* [AIM]: How many lines hold the string "matplotlib"? Reply with the number alone.
»»
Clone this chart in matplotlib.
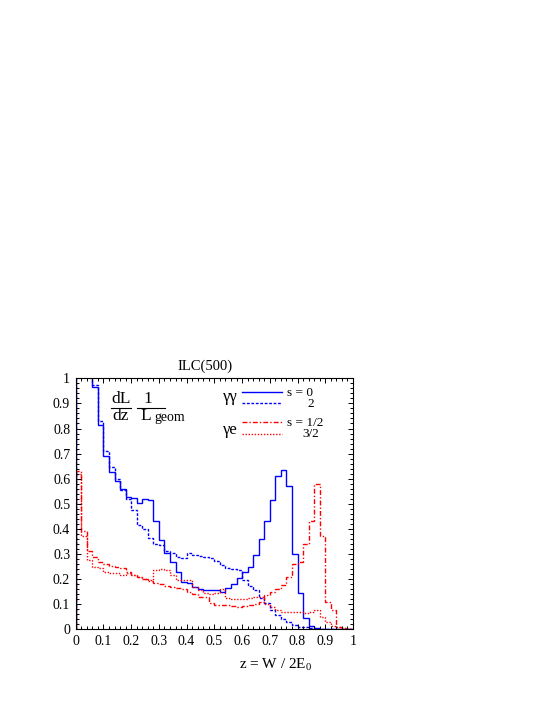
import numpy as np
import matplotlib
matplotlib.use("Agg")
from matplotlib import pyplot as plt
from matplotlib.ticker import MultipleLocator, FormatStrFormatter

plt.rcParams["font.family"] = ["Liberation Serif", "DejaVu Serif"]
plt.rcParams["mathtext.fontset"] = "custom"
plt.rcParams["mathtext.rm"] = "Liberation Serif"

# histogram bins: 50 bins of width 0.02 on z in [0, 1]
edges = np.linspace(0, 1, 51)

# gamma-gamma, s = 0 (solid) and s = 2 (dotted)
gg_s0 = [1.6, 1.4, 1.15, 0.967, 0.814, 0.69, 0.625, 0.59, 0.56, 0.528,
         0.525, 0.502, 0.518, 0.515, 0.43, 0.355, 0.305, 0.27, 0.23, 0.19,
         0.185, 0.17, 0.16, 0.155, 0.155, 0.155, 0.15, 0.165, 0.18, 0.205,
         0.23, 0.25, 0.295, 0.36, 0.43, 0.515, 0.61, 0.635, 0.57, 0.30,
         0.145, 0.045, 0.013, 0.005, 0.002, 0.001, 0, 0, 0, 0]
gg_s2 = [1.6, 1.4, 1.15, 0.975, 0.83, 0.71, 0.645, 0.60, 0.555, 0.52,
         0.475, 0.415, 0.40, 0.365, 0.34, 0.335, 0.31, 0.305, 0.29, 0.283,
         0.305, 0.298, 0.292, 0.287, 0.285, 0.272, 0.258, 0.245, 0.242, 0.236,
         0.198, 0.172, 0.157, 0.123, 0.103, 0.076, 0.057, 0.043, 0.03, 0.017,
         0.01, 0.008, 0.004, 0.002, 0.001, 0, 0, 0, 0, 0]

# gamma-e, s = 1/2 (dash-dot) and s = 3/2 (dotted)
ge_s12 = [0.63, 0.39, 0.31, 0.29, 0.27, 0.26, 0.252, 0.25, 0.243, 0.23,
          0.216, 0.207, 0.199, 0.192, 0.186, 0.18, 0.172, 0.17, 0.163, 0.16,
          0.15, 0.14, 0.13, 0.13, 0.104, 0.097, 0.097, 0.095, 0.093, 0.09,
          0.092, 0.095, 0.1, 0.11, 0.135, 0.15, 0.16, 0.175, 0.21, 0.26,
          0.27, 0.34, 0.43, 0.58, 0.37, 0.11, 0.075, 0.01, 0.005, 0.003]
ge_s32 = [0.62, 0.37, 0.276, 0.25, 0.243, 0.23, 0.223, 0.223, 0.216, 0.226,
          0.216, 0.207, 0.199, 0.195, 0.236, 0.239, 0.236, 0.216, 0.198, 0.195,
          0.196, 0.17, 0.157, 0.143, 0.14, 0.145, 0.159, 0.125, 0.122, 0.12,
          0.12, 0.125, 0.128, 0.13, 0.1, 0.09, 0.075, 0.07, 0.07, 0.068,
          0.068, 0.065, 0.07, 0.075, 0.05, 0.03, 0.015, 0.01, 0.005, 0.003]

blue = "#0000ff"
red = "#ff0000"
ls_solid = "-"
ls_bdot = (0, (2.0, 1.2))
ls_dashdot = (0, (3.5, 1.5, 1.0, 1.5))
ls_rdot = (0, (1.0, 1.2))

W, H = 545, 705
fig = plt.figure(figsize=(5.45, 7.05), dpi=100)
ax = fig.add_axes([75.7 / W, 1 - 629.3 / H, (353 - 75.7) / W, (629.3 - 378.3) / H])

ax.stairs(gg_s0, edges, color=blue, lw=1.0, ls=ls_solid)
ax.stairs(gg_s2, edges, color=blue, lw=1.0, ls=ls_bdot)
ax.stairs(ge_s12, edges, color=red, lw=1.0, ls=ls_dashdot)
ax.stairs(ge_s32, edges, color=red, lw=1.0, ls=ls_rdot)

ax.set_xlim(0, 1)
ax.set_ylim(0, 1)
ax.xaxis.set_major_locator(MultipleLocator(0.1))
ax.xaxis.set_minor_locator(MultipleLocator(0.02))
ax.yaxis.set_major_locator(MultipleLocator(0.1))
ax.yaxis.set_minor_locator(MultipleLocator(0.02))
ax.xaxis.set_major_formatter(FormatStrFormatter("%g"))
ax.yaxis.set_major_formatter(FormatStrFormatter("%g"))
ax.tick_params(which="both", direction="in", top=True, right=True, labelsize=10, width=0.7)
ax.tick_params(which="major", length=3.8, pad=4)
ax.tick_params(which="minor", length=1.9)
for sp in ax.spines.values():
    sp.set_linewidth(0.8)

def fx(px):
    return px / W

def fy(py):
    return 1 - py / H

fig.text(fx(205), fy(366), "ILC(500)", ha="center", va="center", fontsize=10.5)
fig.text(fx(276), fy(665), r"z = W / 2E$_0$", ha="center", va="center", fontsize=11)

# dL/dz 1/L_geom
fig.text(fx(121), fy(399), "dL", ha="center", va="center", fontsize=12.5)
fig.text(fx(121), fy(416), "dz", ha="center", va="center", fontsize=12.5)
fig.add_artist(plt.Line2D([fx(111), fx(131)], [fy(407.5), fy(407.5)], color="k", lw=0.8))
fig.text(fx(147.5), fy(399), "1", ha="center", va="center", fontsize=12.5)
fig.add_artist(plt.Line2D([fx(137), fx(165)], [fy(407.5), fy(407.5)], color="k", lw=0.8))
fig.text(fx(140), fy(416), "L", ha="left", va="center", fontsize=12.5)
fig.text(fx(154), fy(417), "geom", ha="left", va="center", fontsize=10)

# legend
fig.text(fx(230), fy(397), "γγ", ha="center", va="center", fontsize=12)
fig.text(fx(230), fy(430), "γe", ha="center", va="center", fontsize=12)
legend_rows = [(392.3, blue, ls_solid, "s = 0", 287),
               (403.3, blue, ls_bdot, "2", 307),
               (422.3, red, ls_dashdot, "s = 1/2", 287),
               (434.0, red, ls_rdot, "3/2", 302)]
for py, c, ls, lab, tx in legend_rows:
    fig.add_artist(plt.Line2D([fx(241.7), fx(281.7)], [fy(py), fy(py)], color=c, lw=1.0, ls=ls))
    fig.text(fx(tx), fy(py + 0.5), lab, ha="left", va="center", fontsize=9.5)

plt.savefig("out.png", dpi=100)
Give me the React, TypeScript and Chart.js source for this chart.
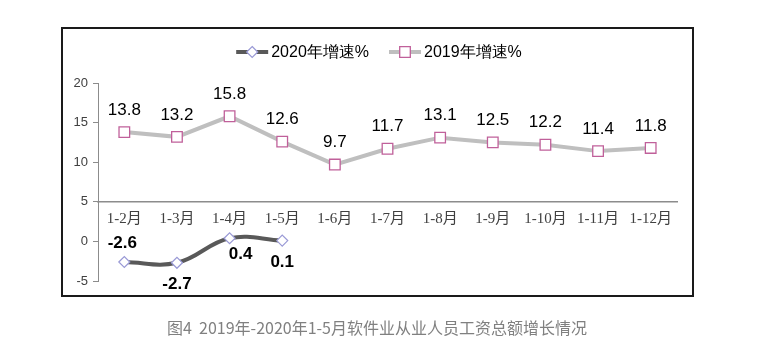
««
* [THE RESPONSE]: 5